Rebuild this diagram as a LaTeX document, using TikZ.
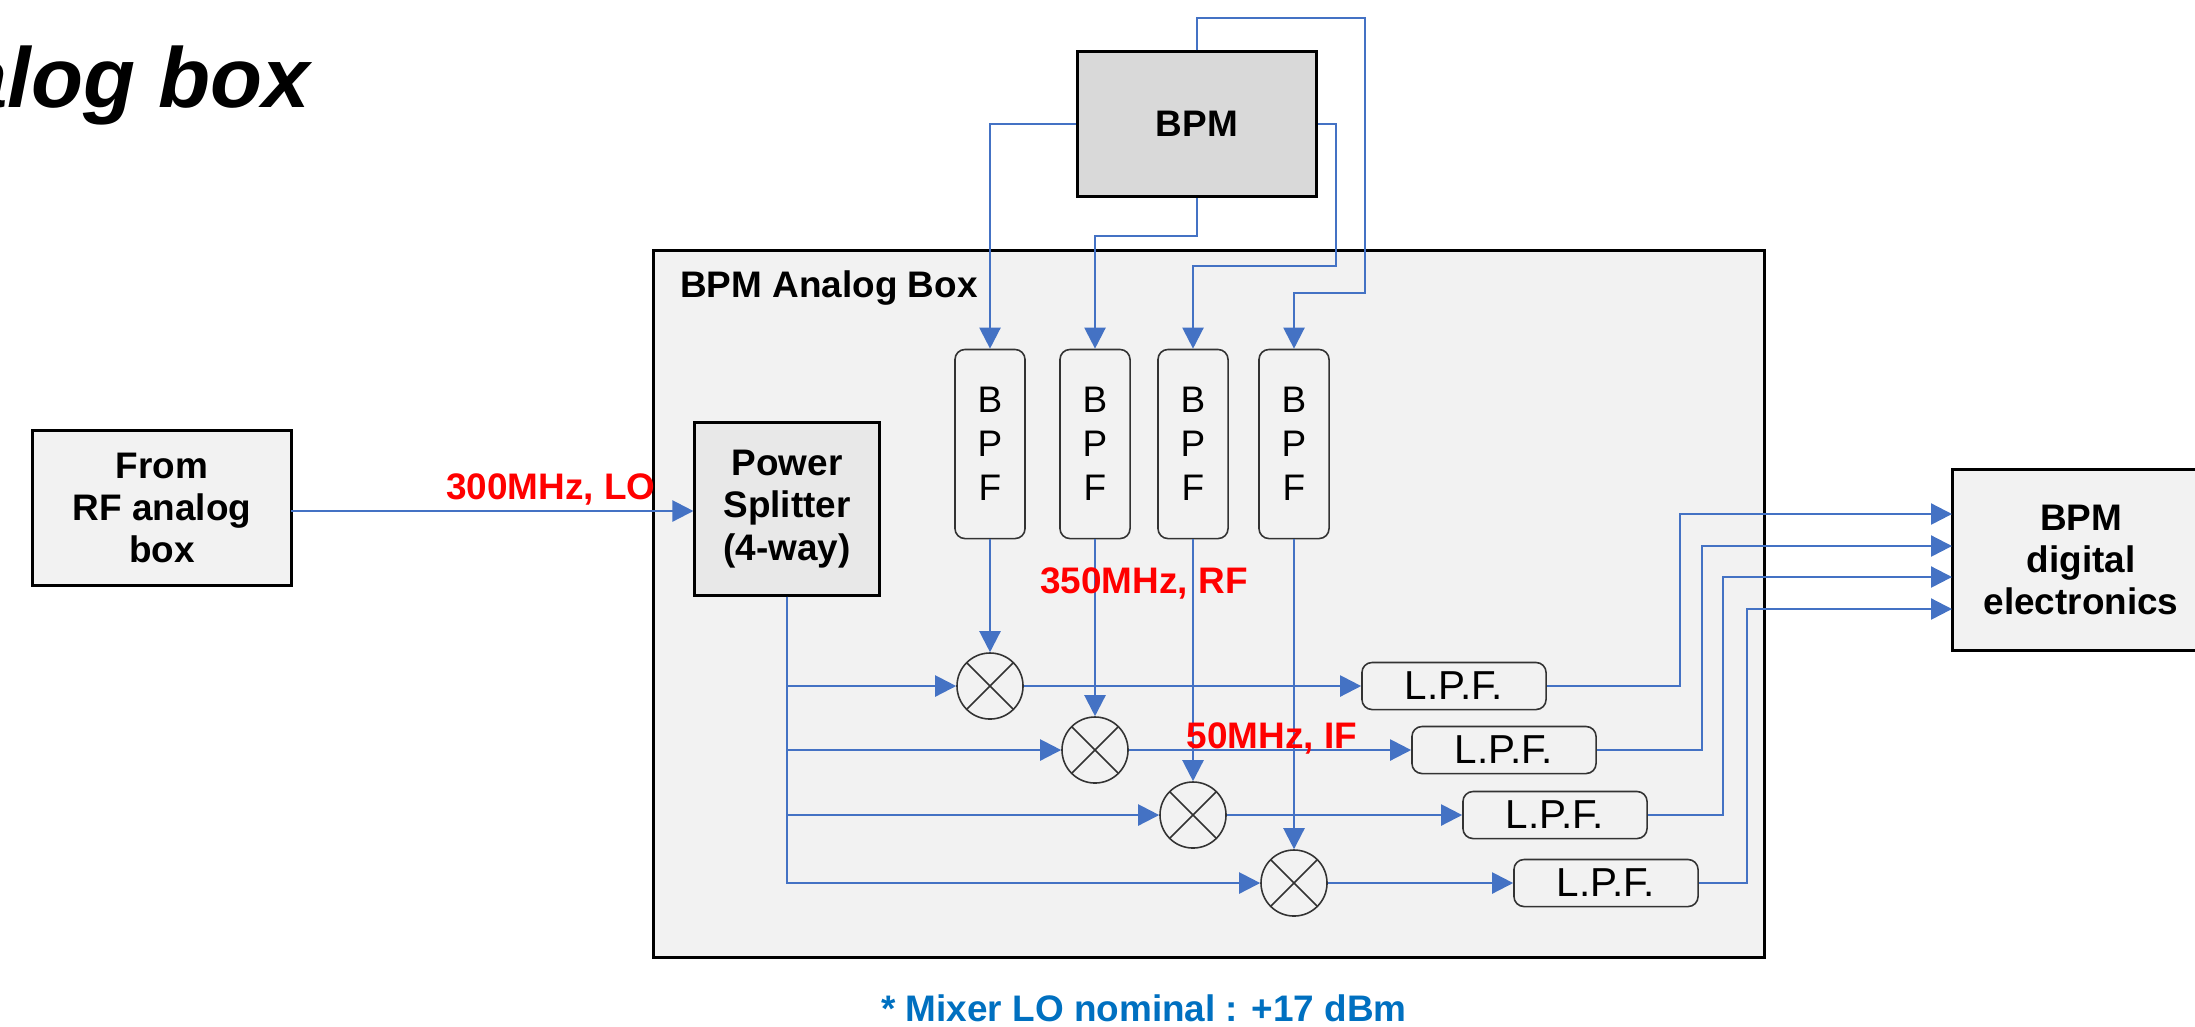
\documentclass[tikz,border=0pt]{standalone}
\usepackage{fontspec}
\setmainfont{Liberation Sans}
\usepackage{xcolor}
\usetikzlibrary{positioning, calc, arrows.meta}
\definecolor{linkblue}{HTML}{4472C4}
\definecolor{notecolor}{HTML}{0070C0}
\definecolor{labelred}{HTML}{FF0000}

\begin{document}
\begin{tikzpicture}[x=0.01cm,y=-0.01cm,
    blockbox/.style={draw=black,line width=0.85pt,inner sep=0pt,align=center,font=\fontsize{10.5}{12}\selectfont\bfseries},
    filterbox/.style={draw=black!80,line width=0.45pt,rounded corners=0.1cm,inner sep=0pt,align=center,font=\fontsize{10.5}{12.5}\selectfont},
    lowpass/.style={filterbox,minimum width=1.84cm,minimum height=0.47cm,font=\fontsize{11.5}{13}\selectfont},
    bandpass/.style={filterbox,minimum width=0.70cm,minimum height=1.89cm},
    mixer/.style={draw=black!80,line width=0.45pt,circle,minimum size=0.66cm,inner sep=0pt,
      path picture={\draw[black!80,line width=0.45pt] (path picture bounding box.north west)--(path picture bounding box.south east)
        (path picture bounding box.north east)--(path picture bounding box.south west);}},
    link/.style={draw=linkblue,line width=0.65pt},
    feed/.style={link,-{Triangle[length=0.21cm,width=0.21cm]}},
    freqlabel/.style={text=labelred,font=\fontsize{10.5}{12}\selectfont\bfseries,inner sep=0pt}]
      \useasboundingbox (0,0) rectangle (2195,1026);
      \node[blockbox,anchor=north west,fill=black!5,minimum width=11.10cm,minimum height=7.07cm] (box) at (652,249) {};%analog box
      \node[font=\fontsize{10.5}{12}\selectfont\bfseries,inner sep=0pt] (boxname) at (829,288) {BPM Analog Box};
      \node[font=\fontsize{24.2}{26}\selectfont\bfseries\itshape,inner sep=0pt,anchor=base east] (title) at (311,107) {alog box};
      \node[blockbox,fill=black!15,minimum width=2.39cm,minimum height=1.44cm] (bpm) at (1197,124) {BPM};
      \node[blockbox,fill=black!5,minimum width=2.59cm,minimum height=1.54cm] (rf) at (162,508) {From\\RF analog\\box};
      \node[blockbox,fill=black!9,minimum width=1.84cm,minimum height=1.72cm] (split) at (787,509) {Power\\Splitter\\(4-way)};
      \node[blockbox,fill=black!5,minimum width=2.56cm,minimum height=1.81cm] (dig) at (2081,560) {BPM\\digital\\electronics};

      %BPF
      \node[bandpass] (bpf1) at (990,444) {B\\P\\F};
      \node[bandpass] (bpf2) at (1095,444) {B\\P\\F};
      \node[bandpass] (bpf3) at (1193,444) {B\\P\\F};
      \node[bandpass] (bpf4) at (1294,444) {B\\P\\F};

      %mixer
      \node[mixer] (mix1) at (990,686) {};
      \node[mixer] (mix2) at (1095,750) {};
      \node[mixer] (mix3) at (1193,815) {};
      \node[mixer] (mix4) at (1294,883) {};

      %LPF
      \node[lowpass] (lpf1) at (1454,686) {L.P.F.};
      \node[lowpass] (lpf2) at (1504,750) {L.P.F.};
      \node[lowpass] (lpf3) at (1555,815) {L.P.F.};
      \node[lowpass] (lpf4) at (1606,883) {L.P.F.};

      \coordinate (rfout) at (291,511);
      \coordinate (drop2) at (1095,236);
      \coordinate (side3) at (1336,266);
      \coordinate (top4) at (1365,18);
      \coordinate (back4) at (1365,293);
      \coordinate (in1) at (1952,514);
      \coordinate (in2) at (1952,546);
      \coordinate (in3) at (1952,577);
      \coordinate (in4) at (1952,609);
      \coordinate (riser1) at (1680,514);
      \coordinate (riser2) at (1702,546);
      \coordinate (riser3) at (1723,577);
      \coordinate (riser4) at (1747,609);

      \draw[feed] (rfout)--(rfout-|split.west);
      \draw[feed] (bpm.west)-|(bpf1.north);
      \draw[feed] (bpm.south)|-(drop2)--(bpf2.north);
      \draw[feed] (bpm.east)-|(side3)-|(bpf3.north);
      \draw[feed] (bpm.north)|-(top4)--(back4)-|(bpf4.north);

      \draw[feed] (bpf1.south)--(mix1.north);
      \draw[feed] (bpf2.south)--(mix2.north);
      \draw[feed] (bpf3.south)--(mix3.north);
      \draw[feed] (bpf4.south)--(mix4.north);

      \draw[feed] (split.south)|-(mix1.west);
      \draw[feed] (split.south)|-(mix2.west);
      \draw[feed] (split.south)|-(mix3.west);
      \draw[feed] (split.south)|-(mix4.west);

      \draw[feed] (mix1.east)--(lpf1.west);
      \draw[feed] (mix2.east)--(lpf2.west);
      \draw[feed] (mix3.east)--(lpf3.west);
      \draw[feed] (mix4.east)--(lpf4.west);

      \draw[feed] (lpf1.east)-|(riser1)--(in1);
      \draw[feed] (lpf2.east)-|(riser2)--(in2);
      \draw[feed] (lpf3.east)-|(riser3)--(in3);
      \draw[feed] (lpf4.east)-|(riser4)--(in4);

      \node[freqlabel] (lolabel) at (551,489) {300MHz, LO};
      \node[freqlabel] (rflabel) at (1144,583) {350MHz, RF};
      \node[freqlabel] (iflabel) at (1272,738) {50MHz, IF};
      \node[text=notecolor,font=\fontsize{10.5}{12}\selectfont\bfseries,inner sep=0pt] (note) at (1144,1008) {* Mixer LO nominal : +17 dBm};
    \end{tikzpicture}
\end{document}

────────────────

» Aim
Copy the listing exactly. Any image in it stays out of the copy.

» Written solution
Rebuild this diagram as a LaTeX document, using TikZ.
\documentclass[tikz,border=0pt]{standalone}
\usepackage{fontspec}
\setmainfont{Liberation Sans}
\usepackage{xcolor}
\usetikzlibrary{positioning, calc, arrows.meta}
\definecolor{linkblue}{HTML}{4472C4}
\definecolor{notecolor}{HTML}{0070C0}
\definecolor{labelred}{HTML}{FF0000}

\begin{document}
\begin{tikzpicture}[x=0.01cm,y=-0.01cm,
    blockbox/.style={draw=black,line width=0.85pt,inner sep=0pt,align=center,font=\fontsize{10.5}{12}\selectfont\bfseries},
    filterbox/.style={draw=black!80,line width=0.45pt,rounded corners=0.1cm,inner sep=0pt,align=center,font=\fontsize{10.5}{12.5}\selectfont},
    lowpass/.style={filterbox,minimum width=1.84cm,minimum height=0.47cm,font=\fontsize{11.5}{13}\selectfont},
    bandpass/.style={filterbox,minimum width=0.70cm,minimum height=1.89cm},
    mixer/.style={draw=black!80,line width=0.45pt,circle,minimum size=0.66cm,inner sep=0pt,
      path picture={\draw[black!80,line width=0.45pt] (path picture bounding box.north west)--(path picture bounding box.south east)
        (path picture bounding box.north east)--(path picture bounding box.south west);}},
    link/.style={draw=linkblue,line width=0.65pt},
    feed/.style={link,-{Triangle[length=0.21cm,width=0.21cm]}},
    freqlabel/.style={text=labelred,font=\fontsize{10.5}{12}\selectfont\bfseries,inner sep=0pt}]
      \useasboundingbox (0,0) rectangle (2195,1026);
      \node[blockbox,anchor=north west,fill=black!5,minimum width=11.10cm,minimum height=7.07cm] (box) at (652,249) {};%analog box
      \node[font=\fontsize{10.5}{12}\selectfont\bfseries,inner sep=0pt] (boxname) at (829,288) {BPM Analog Box};
      \node[font=\fontsize{24.2}{26}\selectfont\bfseries\itshape,inner sep=0pt,anchor=base east] (title) at (311,107) {alog box};
      \node[blockbox,fill=black!15,minimum width=2.39cm,minimum height=1.44cm] (bpm) at (1197,124) {BPM};
      \node[blockbox,fill=black!5,minimum width=2.59cm,minimum height=1.54cm] (rf) at (162,508) {From\\RF analog\\box};
      \node[blockbox,fill=black!9,minimum width=1.84cm,minimum height=1.72cm] (split) at (787,509) {Power\\Splitter\\(4-way)};
      \node[blockbox,fill=black!5,minimum width=2.56cm,minimum height=1.81cm] (dig) at (2081,560) {BPM\\digital\\electronics};

      %BPF
      \node[bandpass] (bpf1) at (990,444) {B\\P\\F};
      \node[bandpass] (bpf2) at (1095,444) {B\\P\\F};
      \node[bandpass] (bpf3) at (1193,444) {B\\P\\F};
      \node[bandpass] (bpf4) at (1294,444) {B\\P\\F};

      %mixer
      \node[mixer] (mix1) at (990,686) {};
      \node[mixer] (mix2) at (1095,750) {};
      \node[mixer] (mix3) at (1193,815) {};
      \node[mixer] (mix4) at (1294,883) {};

      %LPF
      \node[lowpass] (lpf1) at (1454,686) {L.P.F.};
      \node[lowpass] (lpf2) at (1504,750) {L.P.F.};
      \node[lowpass] (lpf3) at (1555,815) {L.P.F.};
      \node[lowpass] (lpf4) at (1606,883) {L.P.F.};

      \coordinate (rfout) at (291,511);
      \coordinate (drop2) at (1095,236);
      \coordinate (side3) at (1336,266);
      \coordinate (top4) at (1365,18);
      \coordinate (back4) at (1365,293);
      \coordinate (in1) at (1952,514);
      \coordinate (in2) at (1952,546);
      \coordinate (in3) at (1952,577);
      \coordinate (in4) at (1952,609);
      \coordinate (riser1) at (1680,514);
      \coordinate (riser2) at (1702,546);
      \coordinate (riser3) at (1723,577);
      \coordinate (riser4) at (1747,609);

      \draw[feed] (rfout)--(rfout-|split.west);
      \draw[feed] (bpm.west)-|(bpf1.north);
      \draw[feed] (bpm.south)|-(drop2)--(bpf2.north);
      \draw[feed] (bpm.east)-|(side3)-|(bpf3.north);
      \draw[feed] (bpm.north)|-(top4)--(back4)-|(bpf4.north);

      \draw[feed] (bpf1.south)--(mix1.north);
      \draw[feed] (bpf2.south)--(mix2.north);
      \draw[feed] (bpf3.south)--(mix3.north);
      \draw[feed] (bpf4.south)--(mix4.north);

      \draw[feed] (split.south)|-(mix1.west);
      \draw[feed] (split.south)|-(mix2.west);
      \draw[feed] (split.south)|-(mix3.west);
      \draw[feed] (split.south)|-(mix4.west);

      \draw[feed] (mix1.east)--(lpf1.west);
      \draw[feed] (mix2.east)--(lpf2.west);
      \draw[feed] (mix3.east)--(lpf3.west);
      \draw[feed] (mix4.east)--(lpf4.west);

      \draw[feed] (lpf1.east)-|(riser1)--(in1);
      \draw[feed] (lpf2.east)-|(riser2)--(in2);
      \draw[feed] (lpf3.east)-|(riser3)--(in3);
      \draw[feed] (lpf4.east)-|(riser4)--(in4);

      \node[freqlabel] (lolabel) at (551,489) {300MHz, LO};
      \node[freqlabel] (rflabel) at (1144,583) {350MHz, RF};
      \node[freqlabel] (iflabel) at (1272,738) {50MHz, IF};
      \node[text=notecolor,font=\fontsize{10.5}{12}\selectfont\bfseries,inner sep=0pt] (note) at (1144,1008) {* Mixer LO nominal : +17 dBm};
    \end{tikzpicture}
\end{document}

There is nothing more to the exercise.